Skip all pictures. Write out the data below from its first line through the line that contains "type Pt = [number, number];".

*Task input*.
>> Start

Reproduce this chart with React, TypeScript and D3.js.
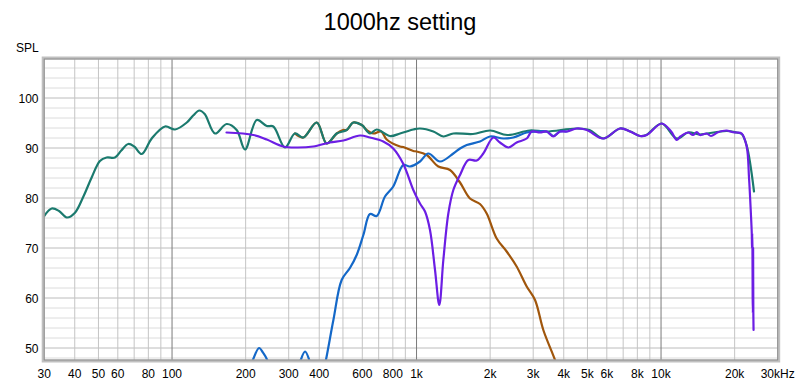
import React from 'react';
import * as d3 from 'd3';

type Pt = [number, number];

// frequency (Hz), SPL (dB)
const sumCurve: Pt[] = [
  [30, 76.4], [32.2, 77.9], [34.5, 77.4], [37.1, 76.1], [40, 77.0], [43.4, 80.3], [47, 84.2],
  [50.7, 87.4], [54, 88.1], [58.4, 88.1], [62, 89.5], [66.2, 90.8], [70, 90.3], [75.2, 88.8],
  [82.6, 91.9], [93.6, 94.3], [102.9, 93.7], [114.9, 95.1], [122, 96.5], [129.3, 97.5],
  [136, 96.8], [149.9, 92.9], [167.2, 94.8], [183.8, 93.6], [198.8, 89.7], [222, 95.6],
  [244, 94.4], [259.6, 94.3], [289.7, 90.1], [318, 92.9], [344, 92.1], [390.6, 95.1],
  [429, 90.9], [471.5, 92.9], [518, 93.6], [551, 95.1], [597, 94.6], [645, 92.9], [687, 93.7],
  [779, 92.4], [856, 92.9], [970, 93.7], [1033, 93.9], [1171, 93.3], [1287, 92.3], [1414, 92.9],
  [1700, 92.8], [2000, 93.5], [2350, 92.6], [2900, 93.5], [3400, 93.3], [4500, 93.9],
  [5100, 93.6], [5800, 91.9], [6800, 93.9], [7500, 93.3], [8200, 92.4], [8700, 92.6],
  [10060, 94.9], [11590, 91.9], [12900, 93.1], [14400, 92.7], [15400, 92.9], [18560, 93.4],
  [20390, 93.1], [21370, 92.8], [22400, 90.5], [24000, 81.3],
];

const wooferCurve: Pt[] = [
  [318, 92.9], [344, 92.1], [390.6, 95.1], [429, 90.9], [471.5, 92.9], [500, 93.6], [518, 93.6],
  [551, 95.1], [597, 94.6],
  [625, 93.6], [665, 92.9], [716, 93.3], [755, 91.7], [856, 90.3], [883, 90.2], [970, 89.4],
  [1001, 89.3], [1100, 88.6], [1228, 86.3], [1370, 85.6], [1506, 83.1], [1654, 79.9],
  [1817, 78.8], [1936, 76.9], [2127, 71.9], [2337, 69.3], [2567, 66.3], [2822, 62.3],
  [3052, 59.6], [3300, 53.6], [3684, 47.6], [3900, 44],
];

const tweeterCurve: Pt[] = [
  [200, 44], [214, 47.6], [227, 50], [236, 49], [245, 47.6], [255, 44],
  [322, 44], [336, 47.6], [350, 49.3], [364, 47.6], [378, 44],
  [410, 44], [426, 47.6], [457, 55.6], [494, 63.6], [534, 66], [569, 68.6], [606, 72.6],
  [645, 76.8], [687, 76.4], [743, 80.3], [803, 82.3], [883, 86.6], [940, 86.3], [1033, 87.3],
  [1117, 88.9], [1247, 87.3], [1414, 88.9], [1506, 89.9], [1604, 90.6], [1817, 91.3],
  [1997, 92.3], [2264, 91.9], [2488, 92.1], [2822, 93.1], [3099, 93.3], [3408, 93.3],
  [3625, 92.4], [3862, 93.3], [4113, 93.3],
];

const measuredCurve: Pt[] = [
  [167, 93.1], [215, 92.6], [244, 91.7], [285, 90.3], [323, 90.1], [378, 90.3], [442, 91.1],
  [502, 91.5], [587, 92.5], [645, 92.1], [731, 91.3], [803, 89.9], [883, 86.8], [970, 81.6],
  [1033, 78.9], [1083, 77.3], [1135, 73.6], [1190, 65.6], [1239, 58.6], [1287, 67.6],
  [1349, 76.9], [1414, 81.6], [1506, 84.6], [1629, 87.6], [1761, 87.5], [1875, 88.9],
  [2061, 92.1], [2194, 91.1], [2373, 90.1], [2567, 91.1], [2822, 91.9], [2958, 93.3],
  [3199, 93.1], [3408, 93.3], [3625, 92.3], [3862, 93.3], [4113, 93.3], [4521, 93.9],
  [4966, 93.6], [5806, 91.9], [6796, 93.9], [7467, 93.3], [8205, 92.4], [8737, 92.6],
  [10062, 94.9], [11000, 93.3], [11590, 91.6], [12000, 92.3], [12928, 93.1], [13500, 92.6],
  [14000, 93.2], [14437, 92.6], [15376, 92.9], [16000, 92.4], [17000, 93.1], [17800, 93.4],
  [18558, 93.5], [19500, 93.2], [20390, 93.1], [21372, 92.9], [22400, 90.3], [22900, 84],
  [23300, 77], [23500, 72.9], [23550, 70], [23600, 73], [23650, 70.3], [23700, 60],
  [23750, 57], [23800, 70], [23850, 57], [23900, 53.6],
];

const xTicks = [30, 40, 50, 60, 80, 100, 200, 300, 400, 600, 800, 1000, 2000, 3000, 4000, 5000, 6000, 8000, 10000, 20000, 30000];
const xTickLabels = ['30', '40', '50', '60', '80', '100', '200', '300', '400', '600', '800', '1k', '2k', '3k', '4k', '5k', '6k', '8k', '10k', '20k', '30kHz'];
const yTicks = [50, 60, 70, 80, 90, 100];

const W = 800;
const H = 384;
const left = 44.2;
const right = 777.7;
const top = 59;
const bottom = 360;

const App: React.FC = () => {
  const x = d3.scaleLog().domain([30, 30000]).range([left, right]);
  const y = d3.scaleLinear().domain([47.6, 107.8]).range([bottom, top]);

  const line = d3.line<Pt>()
    .x(d => x(d[0]))
    .y(d => y(d[1]))
    .curve(d3.curveCatmullRom.alpha(0.5));

  // minor vertical grid: every 1..9 in each decade
  const vGrid: number[] = [];
  for (const dec of [10, 100, 1000, 10000]) {
    for (let k = 1; k < 10; k++) {
      const f = dec * k;
      if (f > 30 && f < 30000) vGrid.push(f);
    }
  }
  const hGrid = d3.range(48, 108, 2);

  const font = '"Liberation Sans", Arial, sans-serif';

  const series: { data: Pt[]; color: string }[] = [
    { data: wooferCurve, color: '#a0560c' },
    { data: sumCurve, color: '#1b7a6e' },
    { data: tweeterCurve, color: '#1468c8' },
    { data: measuredCurve, color: '#6c1ee4' },
  ];

  return (
    <svg width={W} height={H} style={{ position: 'absolute', left: 0, top: 0, background: '#fff' }}>
      <defs>
        <clipPath id="plotClip">
          <rect x={left} y={top} width={right - left} height={bottom - top} />
        </clipPath>
      </defs>
      <text x={400} y={30} textAnchor="middle" fontFamily={font} fontSize={23.5} fill="#000">1000hz setting</text>
      <text x={16} y={52} fontFamily={font} fontSize={12} fill="#000">SPL</text>

      {hGrid.map(v => (
        <line key={'h' + v} x1={left} x2={right} y1={y(v)} y2={y(v)}
          stroke={v % 10 === 0 ? '#bcbcbc' : '#dcdcdc'} strokeWidth={1} />
      ))}
      {vGrid.map(f => {
        const major = [100, 1000, 10000].includes(f);
        return (
          <line key={'v' + f} x1={x(f)} x2={x(f)} y1={top} y2={bottom}
            stroke={major ? '#7a7a7a' : '#c4c4c4'} strokeWidth={1} />
        );
      })}

      <g clipPath="url(#plotClip)">
        {series.map((s, i) => (
          <path key={i} d={line(s.data) ?? ''} fill="none" stroke={s.color} strokeWidth={2.2}
            strokeLinejoin="round" strokeLinecap="round" />
        ))}
      </g>

      <rect x={left - 1} y={top - 1} width={right - left + 2} height={bottom - top + 2}
        fill="none" stroke="#c0c0c0" strokeWidth={3} />
      <rect x={left} y={top} width={right - left} height={bottom - top}
        fill="none" stroke="#8c8c8c" strokeWidth={1} />

      {yTicks.map(v => (
        <text key={'yl' + v} x={38.5} y={y(v) + 4.5} textAnchor="end" fontFamily={font} fontSize={12} fill="#000">{v}</text>
      ))}
      {xTicks.map((f, i) => (
        <text key={'xl' + f} x={x(f)} y={378} textAnchor="middle" fontFamily={font} fontSize={12} fill="#000">{xTickLabels[i]}</text>
      ))}
    </svg>
  );
};

export default App;
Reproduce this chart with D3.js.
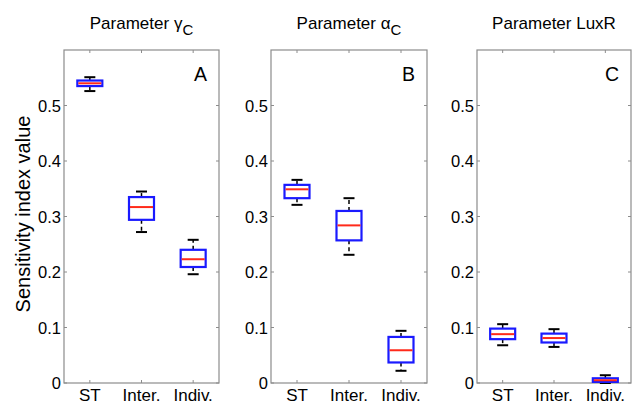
<!DOCTYPE html>
<meta charset="utf-8">
<script src="https://d3js.org/d3.v7.min.js"></script>
<body style="margin:0;background:#fff">
<div id="chart"></div>
<script>
// categories on the x axis of every panel
var groups = ["ST", "Inter.", "Indiv."];
var yTicks = [0, 0.1, 0.2, 0.3, 0.4, 0.5];

// box stats per panel: [whiskerLow, q1, median, q3, whiskerHigh]
var gammaC = [[0.526, 0.535, 0.540, 0.545, 0.551],
              [0.272, 0.294, 0.317, 0.335, 0.345],
              [0.196, 0.209, 0.223, 0.240, 0.258]];
var alphaC = [[0.321, 0.333, 0.349, 0.357, 0.366],
              [0.231, 0.257, 0.284, 0.310, 0.333],
              [0.022, 0.037, 0.059, 0.083, 0.094]];
var luxR   = [[0.068, 0.079, 0.088, 0.098, 0.106],
              [0.065, 0.073, 0.081, 0.089, 0.097],
              [0.000, 0.002, 0.005, 0.0085, 0.014]];

var panels = [
  {title: "Parameter ", greek: "\u03b3", sub: "C", letter: "A", data: gammaC, x0: 64, x1: 219},
  {title: "Parameter ", greek: "\u03b1", sub: "C", letter: "B", data: alphaC, x0: 271, x1: 427},
  {title: "Parameter LuxR", greek: null, sub: null, letter: "C", data: luxR, x0: 477, x1: 631}
];

var W = 632, H = 405, plotTop = 50, plotBottom = 383;
var font = "Liberation Sans, Arial, sans-serif";
var axisCol = "#8c8c8c";

var svg = d3.select("#chart").append("svg")
  .attr("width", W).attr("height", H)
  .style("font-family", font);

var y = d3.scaleLinear().domain([0, 0.6]).range([plotBottom, plotTop]);

// y axis label
svg.append("text")
  .attr("transform", "translate(30,214) rotate(-90)")
  .attr("text-anchor", "middle")
  .style("font-size", "20px")
  .text("Sensitivity index value");

panels.forEach(function(p) {
  var x = d3.scaleLinear().domain([0.5, 3.5]).range([p.x0, p.x1]);
  var g = svg.append("g");

  // frame
  g.append("rect")
    .attr("x", p.x0).attr("y", plotTop)
    .attr("width", p.x1 - p.x0).attr("height", plotBottom - plotTop)
    .attr("fill", "none").attr("stroke", axisCol).attr("stroke-width", 1.2);

  // y ticks (left labels + inner ticks on both sides)
  yTicks.forEach(function(t) {
    g.append("line").attr("x1", p.x0).attr("x2", p.x0 + 3)
      .attr("y1", y(t)).attr("y2", y(t)).attr("stroke", axisCol);
    g.append("line").attr("x1", p.x1).attr("x2", p.x1 - 3)
      .attr("y1", y(t)).attr("y2", y(t)).attr("stroke", axisCol);
    g.append("text")
      .attr("x", p.x0 - 3).attr("y", y(t) + 6)
      .attr("text-anchor", "end")
      .style("font-size", "16.5px")
      .text(t === 0 ? "0" : d3.format(".1f")(t));
  });

  // x ticks
  groups.forEach(function(name, i) {
    var cx = x(i + 1);
    g.append("line").attr("x1", cx).attr("x2", cx)
      .attr("y1", plotBottom).attr("y2", plotBottom - 3).attr("stroke", axisCol);
    g.append("line").attr("x1", cx).attr("x2", cx)
      .attr("y1", plotTop).attr("y2", plotTop + 3).attr("stroke", axisCol);
    g.append("text")
      .attr("x", cx).attr("y", 401)
      .attr("text-anchor", "middle")
      .style("font-size", "17px")
      .text(name);
  });

  // title
  var cxT = (p.x0 + p.x1) / 2;
  var t = g.append("text")
    .attr("x", cxT).attr("y", 29)
    .attr("text-anchor", "middle")
    .style("font-size", "17px");
  t.append("tspan").text(p.title);
  if (p.greek) {
    t.append("tspan").text(p.greek);
    t.append("tspan").attr("dy", 6).style("font-size", "15px").text(p.sub);
  }

  // panel letter
  g.append("text")
    .attr("x", p.x1 - 12).attr("y", 81)
    .attr("text-anchor", "end")
    .style("font-size", "19.5px")
    .text(p.letter);

  // boxes
  var hw = 12.5, cw = 5.5;
  p.data.forEach(function(d, i) {
    var cx = x(i + 1);
    // whiskers (dashed)
    g.append("line").attr("x1", cx).attr("x2", cx)
      .attr("y1", y(d[3])).attr("y2", y(d[4]))
      .attr("stroke", "#000").attr("stroke-width", 1.5).attr("stroke-dasharray", "4,3");
    g.append("line").attr("x1", cx).attr("x2", cx)
      .attr("y1", y(d[1])).attr("y2", y(d[0]))
      .attr("stroke", "#000").attr("stroke-width", 1.5).attr("stroke-dasharray", "4,3");
    // caps
    [d[0], d[4]].forEach(function(v) {
      g.append("line").attr("x1", cx - cw).attr("x2", cx + cw)
        .attr("y1", y(v)).attr("y2", y(v))
        .attr("stroke", "#000").attr("stroke-width", 2);
    });
    // box
    g.append("rect")
      .attr("x", cx - hw).attr("y", y(d[3]))
      .attr("width", hw * 2).attr("height", y(d[1]) - y(d[3]))
      .attr("fill", "#fff").attr("stroke", "#1a1aff").attr("stroke-width", 2.2);
    // median
    g.append("line").attr("x1", cx - hw + 1).attr("x2", cx + hw - 1)
      .attr("y1", y(d[2])).attr("y2", y(d[2]))
      .attr("stroke", "#ff2a1a").attr("stroke-width", 2);
  });
});
</script>
</body>
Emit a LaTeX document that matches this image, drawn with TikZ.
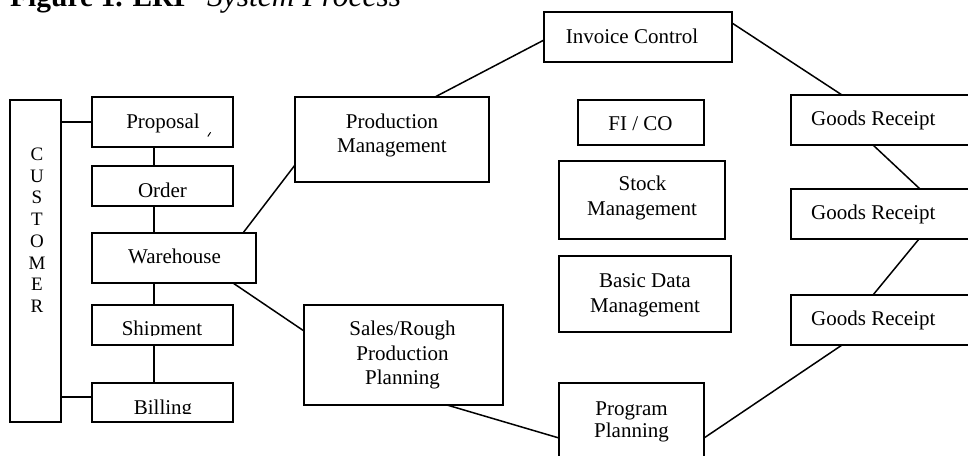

>> End

*Exercise output*.
Reproduce this chart with React, TypeScript and D3.js.
import React from 'react';
import * as d3 from 'd3';

type Pt = [number, number];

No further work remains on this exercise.